[start of Supplied material]
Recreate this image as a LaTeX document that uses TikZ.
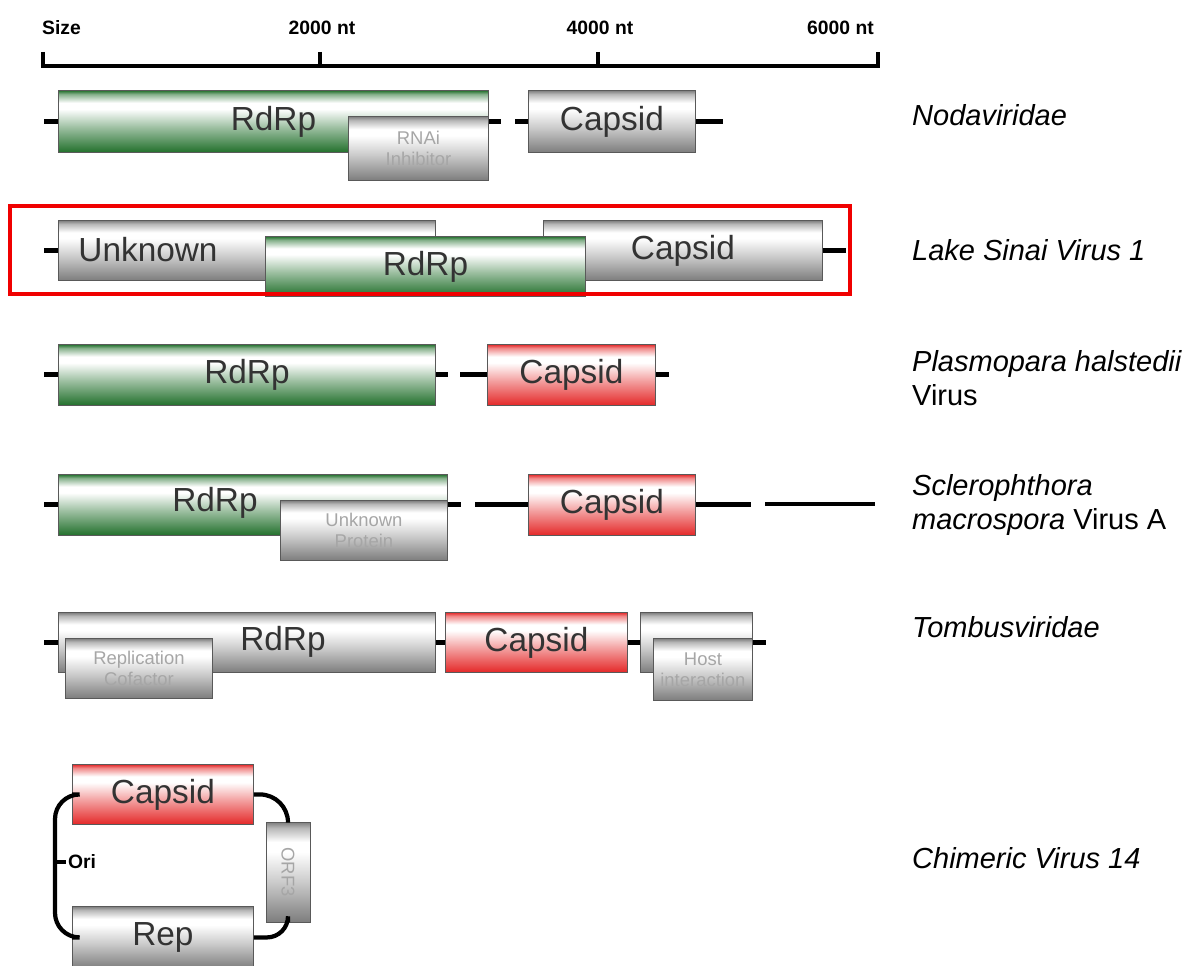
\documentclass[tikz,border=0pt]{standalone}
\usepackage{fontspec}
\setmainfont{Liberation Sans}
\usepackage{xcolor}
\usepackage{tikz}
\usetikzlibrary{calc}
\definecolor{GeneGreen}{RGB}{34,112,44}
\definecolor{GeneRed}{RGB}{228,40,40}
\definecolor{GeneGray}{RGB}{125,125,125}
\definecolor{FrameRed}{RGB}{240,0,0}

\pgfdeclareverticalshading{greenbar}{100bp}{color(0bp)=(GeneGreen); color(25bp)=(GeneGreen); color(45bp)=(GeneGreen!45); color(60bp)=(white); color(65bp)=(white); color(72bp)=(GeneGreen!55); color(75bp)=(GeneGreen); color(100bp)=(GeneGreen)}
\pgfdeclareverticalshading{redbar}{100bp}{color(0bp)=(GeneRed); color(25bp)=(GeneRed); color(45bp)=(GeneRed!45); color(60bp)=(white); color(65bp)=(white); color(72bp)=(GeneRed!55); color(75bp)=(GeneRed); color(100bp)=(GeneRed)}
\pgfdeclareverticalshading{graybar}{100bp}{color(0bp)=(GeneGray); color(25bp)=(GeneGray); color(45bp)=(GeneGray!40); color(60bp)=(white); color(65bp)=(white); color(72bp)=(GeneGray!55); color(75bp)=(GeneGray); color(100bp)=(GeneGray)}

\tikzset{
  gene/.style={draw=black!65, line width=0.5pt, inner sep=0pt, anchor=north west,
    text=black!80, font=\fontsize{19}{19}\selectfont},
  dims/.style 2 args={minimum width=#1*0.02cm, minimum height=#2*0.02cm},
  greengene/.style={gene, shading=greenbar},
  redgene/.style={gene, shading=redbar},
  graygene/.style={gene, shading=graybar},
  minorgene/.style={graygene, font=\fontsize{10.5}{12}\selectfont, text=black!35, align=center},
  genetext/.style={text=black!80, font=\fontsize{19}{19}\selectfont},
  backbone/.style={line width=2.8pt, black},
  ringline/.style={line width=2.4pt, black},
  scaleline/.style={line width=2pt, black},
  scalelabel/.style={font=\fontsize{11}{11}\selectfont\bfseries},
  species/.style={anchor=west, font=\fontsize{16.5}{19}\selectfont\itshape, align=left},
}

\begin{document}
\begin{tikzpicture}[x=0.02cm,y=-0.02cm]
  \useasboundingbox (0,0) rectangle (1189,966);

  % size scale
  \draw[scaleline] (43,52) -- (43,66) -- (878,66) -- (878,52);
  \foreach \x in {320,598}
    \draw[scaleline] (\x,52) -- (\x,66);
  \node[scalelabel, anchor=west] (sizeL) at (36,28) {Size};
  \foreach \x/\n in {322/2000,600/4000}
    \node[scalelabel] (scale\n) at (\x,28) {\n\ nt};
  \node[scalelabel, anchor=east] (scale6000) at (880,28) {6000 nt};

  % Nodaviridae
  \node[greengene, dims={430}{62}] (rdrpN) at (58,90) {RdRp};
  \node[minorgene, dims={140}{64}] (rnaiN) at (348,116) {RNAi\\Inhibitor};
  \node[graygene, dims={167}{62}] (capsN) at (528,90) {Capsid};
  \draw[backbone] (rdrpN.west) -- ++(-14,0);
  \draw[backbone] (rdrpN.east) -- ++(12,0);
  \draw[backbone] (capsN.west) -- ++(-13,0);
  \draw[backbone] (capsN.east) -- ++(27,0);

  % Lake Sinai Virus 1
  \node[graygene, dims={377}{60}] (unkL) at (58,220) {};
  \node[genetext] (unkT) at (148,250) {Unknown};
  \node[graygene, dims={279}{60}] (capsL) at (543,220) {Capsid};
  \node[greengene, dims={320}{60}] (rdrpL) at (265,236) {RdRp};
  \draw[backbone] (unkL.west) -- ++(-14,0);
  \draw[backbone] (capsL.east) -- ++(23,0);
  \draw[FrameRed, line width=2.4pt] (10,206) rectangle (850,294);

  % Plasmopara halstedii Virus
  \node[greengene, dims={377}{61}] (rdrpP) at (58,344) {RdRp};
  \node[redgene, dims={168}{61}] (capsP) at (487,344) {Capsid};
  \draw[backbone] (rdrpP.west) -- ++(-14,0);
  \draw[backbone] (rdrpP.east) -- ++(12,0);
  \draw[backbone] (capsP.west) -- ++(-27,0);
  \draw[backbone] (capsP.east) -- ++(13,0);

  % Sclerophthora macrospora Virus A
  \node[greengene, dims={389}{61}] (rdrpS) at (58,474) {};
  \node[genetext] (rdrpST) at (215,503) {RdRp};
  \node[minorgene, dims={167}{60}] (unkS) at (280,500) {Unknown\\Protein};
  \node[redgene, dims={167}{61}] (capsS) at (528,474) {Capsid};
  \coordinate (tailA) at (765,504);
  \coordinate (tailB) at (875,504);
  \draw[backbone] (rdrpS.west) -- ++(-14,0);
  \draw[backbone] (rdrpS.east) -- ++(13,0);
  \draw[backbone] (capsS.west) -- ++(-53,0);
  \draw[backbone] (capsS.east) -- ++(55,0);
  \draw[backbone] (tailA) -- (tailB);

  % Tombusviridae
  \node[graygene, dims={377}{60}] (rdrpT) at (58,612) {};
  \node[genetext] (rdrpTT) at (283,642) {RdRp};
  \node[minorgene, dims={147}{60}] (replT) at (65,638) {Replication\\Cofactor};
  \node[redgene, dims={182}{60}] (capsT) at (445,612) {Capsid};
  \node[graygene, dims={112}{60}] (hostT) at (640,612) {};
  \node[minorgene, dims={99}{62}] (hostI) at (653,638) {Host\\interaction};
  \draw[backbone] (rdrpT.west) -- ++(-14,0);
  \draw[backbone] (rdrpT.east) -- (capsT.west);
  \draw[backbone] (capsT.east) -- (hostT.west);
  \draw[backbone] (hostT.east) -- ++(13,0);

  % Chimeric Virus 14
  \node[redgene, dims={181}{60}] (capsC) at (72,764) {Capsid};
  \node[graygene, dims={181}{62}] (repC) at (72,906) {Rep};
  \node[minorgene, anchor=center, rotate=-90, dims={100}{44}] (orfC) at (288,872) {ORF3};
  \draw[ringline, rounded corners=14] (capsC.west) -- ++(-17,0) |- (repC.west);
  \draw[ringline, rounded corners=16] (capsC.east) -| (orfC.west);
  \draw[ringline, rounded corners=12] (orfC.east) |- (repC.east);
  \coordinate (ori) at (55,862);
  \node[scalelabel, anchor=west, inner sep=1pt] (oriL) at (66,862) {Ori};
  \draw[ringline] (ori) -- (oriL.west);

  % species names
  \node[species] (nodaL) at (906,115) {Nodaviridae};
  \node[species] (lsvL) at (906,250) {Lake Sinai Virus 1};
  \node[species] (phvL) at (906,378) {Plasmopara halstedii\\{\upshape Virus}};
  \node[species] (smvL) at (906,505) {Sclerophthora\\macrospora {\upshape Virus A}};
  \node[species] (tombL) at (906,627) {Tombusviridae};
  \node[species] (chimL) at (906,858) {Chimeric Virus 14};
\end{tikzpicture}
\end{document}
[end of Supplied material]
Without including any pictures, print all of the material exactly as given.

Recreate this image as a LaTeX document that uses TikZ.
\documentclass[tikz,border=0pt]{standalone}
\usepackage{fontspec}
\setmainfont{Liberation Sans}
\usepackage{xcolor}
\usepackage{tikz}
\usetikzlibrary{calc}
\definecolor{GeneGreen}{RGB}{34,112,44}
\definecolor{GeneRed}{RGB}{228,40,40}
\definecolor{GeneGray}{RGB}{125,125,125}
\definecolor{FrameRed}{RGB}{240,0,0}

\pgfdeclareverticalshading{greenbar}{100bp}{color(0bp)=(GeneGreen); color(25bp)=(GeneGreen); color(45bp)=(GeneGreen!45); color(60bp)=(white); color(65bp)=(white); color(72bp)=(GeneGreen!55); color(75bp)=(GeneGreen); color(100bp)=(GeneGreen)}
\pgfdeclareverticalshading{redbar}{100bp}{color(0bp)=(GeneRed); color(25bp)=(GeneRed); color(45bp)=(GeneRed!45); color(60bp)=(white); color(65bp)=(white); color(72bp)=(GeneRed!55); color(75bp)=(GeneRed); color(100bp)=(GeneRed)}
\pgfdeclareverticalshading{graybar}{100bp}{color(0bp)=(GeneGray); color(25bp)=(GeneGray); color(45bp)=(GeneGray!40); color(60bp)=(white); color(65bp)=(white); color(72bp)=(GeneGray!55); color(75bp)=(GeneGray); color(100bp)=(GeneGray)}

\tikzset{
  gene/.style={draw=black!65, line width=0.5pt, inner sep=0pt, anchor=north west,
    text=black!80, font=\fontsize{19}{19}\selectfont},
  dims/.style 2 args={minimum width=#1*0.02cm, minimum height=#2*0.02cm},
  greengene/.style={gene, shading=greenbar},
  redgene/.style={gene, shading=redbar},
  graygene/.style={gene, shading=graybar},
  minorgene/.style={graygene, font=\fontsize{10.5}{12}\selectfont, text=black!35, align=center},
  genetext/.style={text=black!80, font=\fontsize{19}{19}\selectfont},
  backbone/.style={line width=2.8pt, black},
  ringline/.style={line width=2.4pt, black},
  scaleline/.style={line width=2pt, black},
  scalelabel/.style={font=\fontsize{11}{11}\selectfont\bfseries},
  species/.style={anchor=west, font=\fontsize{16.5}{19}\selectfont\itshape, align=left},
}

\begin{document}
\begin{tikzpicture}[x=0.02cm,y=-0.02cm]
  \useasboundingbox (0,0) rectangle (1189,966);

  % size scale
  \draw[scaleline] (43,52) -- (43,66) -- (878,66) -- (878,52);
  \foreach \x in {320,598}
    \draw[scaleline] (\x,52) -- (\x,66);
  \node[scalelabel, anchor=west] (sizeL) at (36,28) {Size};
  \foreach \x/\n in {322/2000,600/4000}
    \node[scalelabel] (scale\n) at (\x,28) {\n\ nt};
  \node[scalelabel, anchor=east] (scale6000) at (880,28) {6000 nt};

  % Nodaviridae
  \node[greengene, dims={430}{62}] (rdrpN) at (58,90) {RdRp};
  \node[minorgene, dims={140}{64}] (rnaiN) at (348,116) {RNAi\\Inhibitor};
  \node[graygene, dims={167}{62}] (capsN) at (528,90) {Capsid};
  \draw[backbone] (rdrpN.west) -- ++(-14,0);
  \draw[backbone] (rdrpN.east) -- ++(12,0);
  \draw[backbone] (capsN.west) -- ++(-13,0);
  \draw[backbone] (capsN.east) -- ++(27,0);

  % Lake Sinai Virus 1
  \node[graygene, dims={377}{60}] (unkL) at (58,220) {};
  \node[genetext] (unkT) at (148,250) {Unknown};
  \node[graygene, dims={279}{60}] (capsL) at (543,220) {Capsid};
  \node[greengene, dims={320}{60}] (rdrpL) at (265,236) {RdRp};
  \draw[backbone] (unkL.west) -- ++(-14,0);
  \draw[backbone] (capsL.east) -- ++(23,0);
  \draw[FrameRed, line width=2.4pt] (10,206) rectangle (850,294);

  % Plasmopara halstedii Virus
  \node[greengene, dims={377}{61}] (rdrpP) at (58,344) {RdRp};
  \node[redgene, dims={168}{61}] (capsP) at (487,344) {Capsid};
  \draw[backbone] (rdrpP.west) -- ++(-14,0);
  \draw[backbone] (rdrpP.east) -- ++(12,0);
  \draw[backbone] (capsP.west) -- ++(-27,0);
  \draw[backbone] (capsP.east) -- ++(13,0);

  % Sclerophthora macrospora Virus A
  \node[greengene, dims={389}{61}] (rdrpS) at (58,474) {};
  \node[genetext] (rdrpST) at (215,503) {RdRp};
  \node[minorgene, dims={167}{60}] (unkS) at (280,500) {Unknown\\Protein};
  \node[redgene, dims={167}{61}] (capsS) at (528,474) {Capsid};
  \coordinate (tailA) at (765,504);
  \coordinate (tailB) at (875,504);
  \draw[backbone] (rdrpS.west) -- ++(-14,0);
  \draw[backbone] (rdrpS.east) -- ++(13,0);
  \draw[backbone] (capsS.west) -- ++(-53,0);
  \draw[backbone] (capsS.east) -- ++(55,0);
  \draw[backbone] (tailA) -- (tailB);

  % Tombusviridae
  \node[graygene, dims={377}{60}] (rdrpT) at (58,612) {};
  \node[genetext] (rdrpTT) at (283,642) {RdRp};
  \node[minorgene, dims={147}{60}] (replT) at (65,638) {Replication\\Cofactor};
  \node[redgene, dims={182}{60}] (capsT) at (445,612) {Capsid};
  \node[graygene, dims={112}{60}] (hostT) at (640,612) {};
  \node[minorgene, dims={99}{62}] (hostI) at (653,638) {Host\\interaction};
  \draw[backbone] (rdrpT.west) -- ++(-14,0);
  \draw[backbone] (rdrpT.east) -- (capsT.west);
  \draw[backbone] (capsT.east) -- (hostT.west);
  \draw[backbone] (hostT.east) -- ++(13,0);

  % Chimeric Virus 14
  \node[redgene, dims={181}{60}] (capsC) at (72,764) {Capsid};
  \node[graygene, dims={181}{62}] (repC) at (72,906) {Rep};
  \node[minorgene, anchor=center, rotate=-90, dims={100}{44}] (orfC) at (288,872) {ORF3};
  \draw[ringline, rounded corners=14] (capsC.west) -- ++(-17,0) |- (repC.west);
  \draw[ringline, rounded corners=16] (capsC.east) -| (orfC.west);
  \draw[ringline, rounded corners=12] (orfC.east) |- (repC.east);
  \coordinate (ori) at (55,862);
  \node[scalelabel, anchor=west, inner sep=1pt] (oriL) at (66,862) {Ori};
  \draw[ringline] (ori) -- (oriL.west);

  % species names
  \node[species] (nodaL) at (906,115) {Nodaviridae};
  \node[species] (lsvL) at (906,250) {Lake Sinai Virus 1};
  \node[species] (phvL) at (906,378) {Plasmopara halstedii\\{\upshape Virus}};
  \node[species] (smvL) at (906,505) {Sclerophthora\\macrospora {\upshape Virus A}};
  \node[species] (tombL) at (906,627) {Tombusviridae};
  \node[species] (chimL) at (906,858) {Chimeric Virus 14};
\end{tikzpicture}
\end{document}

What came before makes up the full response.